Einkaufsgenossenschaft Südwestdeutscher Apotheker:

Online-Bestellwesen für schnelle Medikamente

06.02.1976

ASPERG - Bei der Einkaufsgenossenschaft Südwestdeutscher Apotheker EGWA in Asperg bei Stuttgart sind 30 Minuten nach Eingang eines Auftrags die bestellten Arzneimittel versandbereit. Bereits zwei bis drei Stunden später liefern die EGWA-Lkw die Arzneien beim Apotheker ab. Die ständige Lieferbereitschaft der Einkaufsgenossenschaft hat dazu beigetragen, daß ein Patient, der einer Apotheke im "Einzugsbereich" der EGWA ein Rezept vorlegt, das erforderliche Medikament noch am gleichen Tage bekommt, ganz gleich welches der 60 000 im Handel befindlichen Präparate vom Arzt verschrieben wurde.

EGWA-Geschäftsführer Gerd Flad ist auf die Leistung seiner Organisation stolz: "Ohne unser neues Online-Bestellsystem würde die Auftragsbearbeitung wesentlich länger dauern."

Diaprojektoren vor Ort

Die EGWA hat eine Online-Anwendung realisiert: Heute sind bereits 60 Prozent aller 500 Apotheken, die der Asperger Genossenschaft angeschlossen sind, per Wählleitung mit dem EGWA-Rechenzentrum verbunden. Dort ist als Zentralrechner eine IBM 370, Modell 125 mit 192 KB installiert; 22 Bildschirmgeräte IBM 3270 stehen lokal in der Abteilung Auftragsannahme (Foto rechts oben).

Vor Ort (in den Apotheken) sind sogenannte Kleinlochkarten-Leser von Siemens oder SEL im Einsatz, die Dia-Projektoren sehr ähnlich sind. Der Apotheker hat nichts weiter zu tun als die für jedes Medikament vorhandene Bestellkarte mit der siebenstelligen, bundeseinheitlichen Pharma-Zentralnummer in das Kartenmagazin des Lesers einzugeben. Alles Weitere erfolgt automatisch: Zu feststehenden Zeiten, die mit dem Apotheker vorher vereinbart wurden, ruft die EGWA im Polling-Verfahren die Bestellungen ab. Auf diese Weise werden pro Sekunde zwei Aufträge mit einer Transfer-Rate von 20 Baud überspielt.

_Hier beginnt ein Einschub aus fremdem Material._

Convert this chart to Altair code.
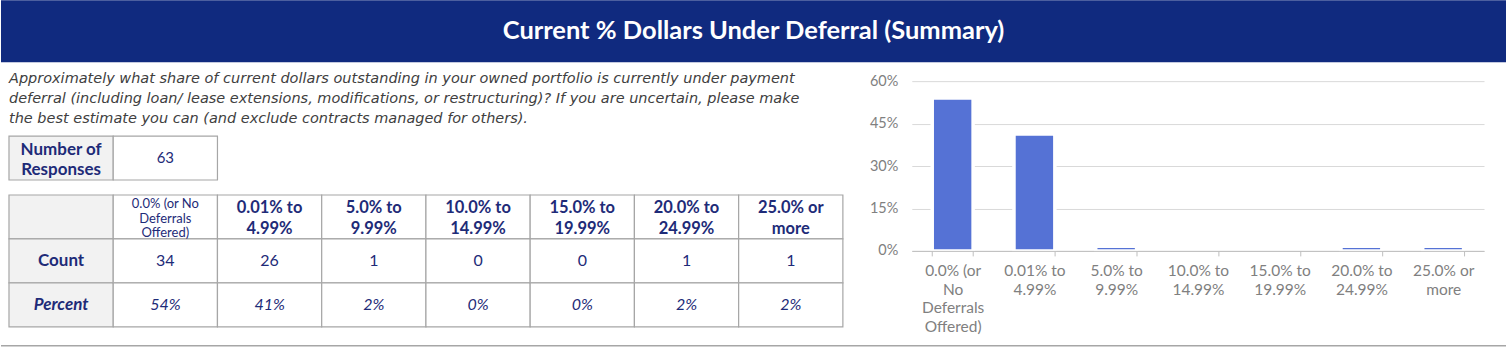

System 7 schirmt die Zentrale ab

Auf der "Empfangsseite" gab es für Gerd Flad und seine DFÜ-Spezialisten "Engpaßprobleme" zulösen: Wenn nämlich mehr als zehn Bestellungen gleichzeitig ankamen, liefen - wie er berichtet - die "schnellen" 20-Baud-Wählleitungen "heiß". Der EGWA-Boß wußte einen Ausweg: Ein IBM System 7-Prozeßrechner übernimmt jetzt die Nachrichtenverwaltung und schirmt als Vorschaltrechner die 370 ab.

So sieht der chronologische Ablauf aus: Ist die letzte Bestellung per DFÜ eingegangen, werden sofort nach der Verfügbarkeitsprüfung am Bildschirm über den Drucker der 370-Anlage Lagerentnahmescheine gedruckt. Sie enthalten eine "sprechende" Lagerort-Nummer, aus der hervorgeht, wo ein Medikament liegt.

Das enthebt die Lagerarbeiter von der mühseligen Aufgabe, die teilweise recht schwierigen Arzneimittelnamen entziffern zu müssen.

Nachdem ein Auftrag das Lager durchlaufen hat und die Sendung zusammengestellt ist, geht der Entnahmebeleg mit den handschriftlichen Eintragungen über das, was tatsächlich zur Auslieferung gelangt, an den Bildschirmplatz zurück. Dort wird die Fakturierung des Auftrags durch Eingabe der Bestell-Nummer veranlaßt. Dadurch wird sichergestellt, daß gelieferte und berechnete Menge übereinstimmen. Das Drucken der Rechnung dauert dann maximal eine Minute - sie kann der Ware bei Auslieferung beigefügt werden.

Die Kartenschaufelei ist vorbei

Der "Rest" ist Sache eines ausgeklügelten Tourenplans: Vor Asperg aus werden täglich 70 verschiedene Touren gefahren, die sternförmig das gesamte Liefergebiet abdecken, das sich in etwa mit den Grenzen von Baden-Württemberg deckt.

Bis vor kurzem wurde das Bestell- und Lieferwesen per Lochkarte abgewickelt. Bei 2000 Aufträgen täglich gab das - so Flad - "eine ganz schöne Kartenschaufelei". Von dem "Online-Effekt" ist er selbst angenehm überrascht: "Wir sind heute wesentlich schneller - obwohl wir mit weniger Personal auskommen."